A sociology professor at the State University of New York at Buffalo,
her expertise on the experience of minorities in the military is
evident: she has previously published a book on African American
women in the service, To Serve my Race: The story of the only
African American WACs Stationed Overseas during World War II.
Moore makes thoughtful and meaningful comparisons on how the Asian
American and the African American experience differed. For
example, unlike African Americans who served in segregated units,
Japanese (as well as Korean and Chinese) American women served with
the general (white) population. Veteran Grace Harada recalls
that she received her basic training in Des Moins among hundreds
of white women and was the “only Oriental” in the group. African
American Wacs were “forced to billet in crowded [segregated] quarters,
were subject to racial slurs, and were not permitted to charge books
out of the Service Club. . .”
Moore’s stated focus is how the military affected these women’s
lives—an objective that she accomplishes. She concludes, somewhat
tepidly, that “the military was a turning point in the lives of
many [Nissei] servicewomen,” not a surprising conclusion if the
other life option is a relocation camp in the desert.

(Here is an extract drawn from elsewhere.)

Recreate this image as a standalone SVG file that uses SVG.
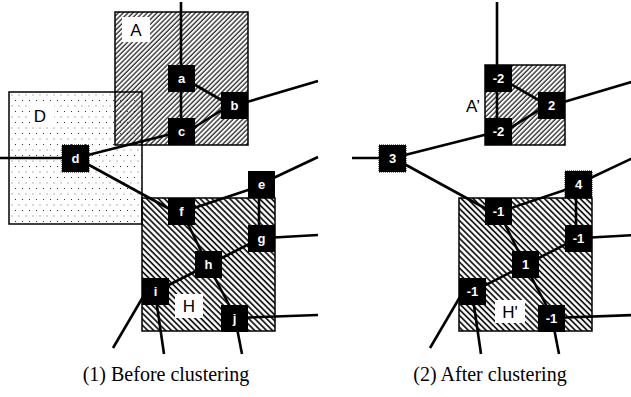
<svg xmlns="http://www.w3.org/2000/svg" width="631" height="397" viewBox="0 0 631 397">
<style>
.bd{fill:none;stroke:#000;stroke-width:1.5}
.n{fill:#000}
.nd{fill:#000;stroke:#000;stroke-width:1;stroke-dasharray:1 1}
.nt{fill:#fff;font-family:"Liberation Sans",Arial,sans-serif;font-weight:bold;font-size:13px;text-anchor:middle}
.lb{fill:#000;font-family:"Liberation Sans",Arial,sans-serif;font-size:17px;text-anchor:middle}
.cap{fill:#000;font-family:"Liberation Serif","Times New Roman",serif;font-size:20px;text-anchor:middle}
#edges line{stroke:#000;stroke-width:2.6;stroke-linecap:butt}
</style>
<defs>
<pattern id="hA" width="3.4" height="3.4" patternUnits="userSpaceOnUse" patternTransform="rotate(45)">
<line x1="1" y1="0" x2="1" y2="3.4" stroke="#000" stroke-width="1.1"/>
</pattern>
<pattern id="hH" width="4.2" height="4.2" patternUnits="userSpaceOnUse" patternTransform="rotate(-45)">
<line x1="1" y1="0" x2="1" y2="4.2" stroke="#000" stroke-width="1.6"/>
</pattern>
<pattern id="dots" width="7" height="11" patternUnits="userSpaceOnUse">
<rect x="1" y="1" width="1" height="1" fill="#333"/>
<rect x="4.5" y="6.5" width="1" height="1" fill="#666"/>
</pattern>
</defs>
<rect width="631" height="397" fill="#fff"/>

<!-- clusters -->
<g id="cluster-D">
<rect x="9" y="92" width="133" height="132" fill="#fff"/>
<rect x="9" y="92" width="133" height="132" fill="url(#dots)"/>
</g>
<g id="cluster-A">
<rect x="115" y="12" width="133" height="133" fill="url(#hA)"/>
<rect x="122" y="17" width="28" height="25" fill="#fff"/>
<text class="lb" x="136" y="36">A</text>
</g>
<g id="cluster-H">
<rect x="142" y="198" width="133" height="133" fill="#fff"/>
<rect x="142" y="198" width="133" height="133" fill="url(#hH)"/>
<rect x="175" y="294" width="28" height="24" fill="#fff"/>
<text class="lb" x="189" y="312">H</text>
</g>
<rect class="bd" x="9" y="92" width="133" height="132"/>
<rect class="bd" x="115" y="12" width="133" height="133"/>
<rect class="bd" x="142" y="198" width="133" height="133"/>
<g id="label-D">
<rect x="32" y="104" width="22" height="23" fill="#fff"/>
<text class="lb" x="40" y="122">D</text>
</g>

<g id="cluster-A2">
<rect x="485" y="65" width="80" height="80" fill="#fff"/>
<rect x="485" y="65" width="80" height="80" fill="url(#hA)"/>
<rect class="bd" x="485" y="65" width="80" height="80"/>
<text class="lb" x="473" y="112">A’</text>
</g>
<g id="cluster-H2">
<rect x="459" y="198" width="133" height="133" fill="#fff"/>
<rect x="459" y="198" width="133" height="133" fill="url(#hH)"/>
<rect class="bd" x="459" y="198" width="133" height="133"/>
<rect x="495" y="300" width="30" height="23" fill="#fff"/>
<text class="lb" x="510" y="318">H'</text>
</g>

<!-- connectors -->
<g id="edges">
<line x1="181" y1="2" x2="181" y2="132"/>
<line x1="190" y1="82" x2="230" y2="105"/>
<line x1="190" y1="130" x2="230" y2="105"/>
<line x1="240" y1="104" x2="318" y2="81"/>
<line x1="0" y1="158" x2="70" y2="158"/>
<line x1="80" y1="157" x2="175" y2="133"/>
<line x1="80" y1="160" x2="175" y2="212"/>
<line x1="265" y1="182" x2="318" y2="157"/>
<line x1="182" y1="212" x2="260" y2="186"/>
<line x1="259" y1="185" x2="259" y2="238"/>
<line x1="265" y1="238" x2="318" y2="235"/>
<line x1="182" y1="212" x2="208" y2="265"/>
<line x1="261" y1="238" x2="208" y2="265"/>
<line x1="208" y1="265" x2="155" y2="292"/>
<line x1="208" y1="265" x2="236" y2="318"/>
<line x1="150" y1="285" x2="113" y2="348"/>
<line x1="155" y1="292" x2="164" y2="354"/>
<line x1="235" y1="318" x2="242" y2="354"/>
<line x1="235" y1="318" x2="318" y2="315"/>

<line x1="497" y1="2" x2="497" y2="132"/>
<line x1="507" y1="82" x2="547" y2="105"/>
<line x1="507" y1="130" x2="547" y2="105"/>
<line x1="557" y1="104" x2="635" y2="81"/>
<line x1="352" y1="158" x2="387" y2="158"/>
<line x1="397" y1="157" x2="492" y2="133"/>
<line x1="397" y1="160" x2="492" y2="212"/>
<line x1="582" y1="182" x2="635" y2="157"/>
<line x1="499" y1="212" x2="577" y2="186"/>
<line x1="576" y1="185" x2="576" y2="238"/>
<line x1="582" y1="238" x2="635" y2="235"/>
<line x1="499" y1="212" x2="525" y2="265"/>
<line x1="578" y1="238" x2="525" y2="265"/>
<line x1="525" y1="265" x2="472" y2="292"/>
<line x1="525" y1="265" x2="553" y2="318"/>
<line x1="467" y1="285" x2="430" y2="348"/>
<line x1="472" y1="292" x2="481" y2="354"/>
<line x1="552" y1="318" x2="559" y2="354"/>
<line x1="552" y1="318" x2="635" y2="315"/>
</g>

<!-- nodes left -->
<g id="node-a"><rect class="n" x="168" y="65" width="27" height="27"/><text class="nt" x="181.5" y="83">a</text></g>
<g id="node-b"><rect class="n" x="221" y="92" width="27" height="27"/><text class="nt" x="234.5" y="110">b</text></g>
<g id="node-c"><rect class="n" x="168" y="118" width="27" height="27"/><text class="nt" x="181.5" y="136">c</text></g>
<g id="node-d"><rect class="nd" x="62" y="145" width="27" height="27"/><text class="nt" x="75.5" y="163">d</text></g>
<g id="node-e"><rect class="n" x="248" y="171" width="27" height="27"/><text class="nt" x="261.5" y="189">e</text></g>
<g id="node-f"><rect class="n" x="168" y="198" width="27" height="27"/><text class="nt" x="181.5" y="216">f</text></g>
<g id="node-g"><rect class="n" x="248" y="225" width="27" height="27"/><text class="nt" x="261.5" y="243">g</text></g>
<g id="node-h"><rect class="n" x="195" y="251" width="27" height="27"/><text class="nt" x="208.5" y="269">h</text></g>
<g id="node-i"><rect class="n" x="142" y="278" width="27" height="27"/><text class="nt" x="155.5" y="296">i</text></g>
<g id="node-j"><rect class="n" x="221" y="305" width="27" height="27"/><text class="nt" x="234.5" y="323">j</text></g>

<!-- nodes right -->
<g id="node-a2"><rect class="n" x="485" y="65" width="27" height="27"/><text class="nt" x="498.5" y="83">-2</text></g>
<g id="node-b2"><rect class="n" x="538" y="92" width="27" height="27"/><text class="nt" x="551.5" y="110">2</text></g>
<g id="node-c2"><rect class="n" x="485" y="118" width="27" height="27"/><text class="nt" x="498.5" y="136">-2</text></g>
<g id="node-d2"><rect class="nd" x="379" y="145" width="27" height="27"/><text class="nt" x="392.5" y="163">3</text></g>
<g id="node-e2"><rect class="nd" x="565" y="171" width="27" height="27"/><text class="nt" x="578.5" y="189">4</text></g>
<g id="node-f2"><rect class="n" x="485" y="198" width="27" height="27"/><text class="nt" x="498.5" y="216">-1</text></g>
<g id="node-g2"><rect class="n" x="565" y="225" width="27" height="27"/><text class="nt" x="578.5" y="243">-1</text></g>
<g id="node-h2"><rect class="n" x="512" y="251" width="27" height="27"/><text class="nt" x="525.5" y="269">1</text></g>
<g id="node-i2"><rect class="n" x="459" y="278" width="27" height="27"/><text class="nt" x="472.5" y="296">-1</text></g>
<g id="node-j2"><rect class="n" x="538" y="305" width="27" height="27"/><text class="nt" x="551.5" y="323">-1</text></g>

<text class="cap" x="166" y="381">(1) Before clustering</text>
<text class="cap" x="490" y="381">(2) After clustering</text>
</svg>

She touches on the tantalizing idea that “war has the ability to
reorder society”, but she never fully explores this interesting
idea: Did minority participation make the military re-think its
ideas on race? Or did that come later from the civil-rights
movement? Did it contribute to the idea of a multi-ethnic
soldiery or was their experience merely a blip? How did their
experience affect armed forces policy toward minorities in general?
The answers are more or less inferred in the book if one hunts for
them, but Moore focuses on the women’s experiences rather than military
policy. One hopes that Moore is considering writing a book
on how women and minorities affected the military: she is likely
to do a credible job. The book serves as a solid starting
point for the student of the Japanese American experience in World
War II. In the end, Moore provides an understanding to these
women, who in the face of great privation, chose to give more.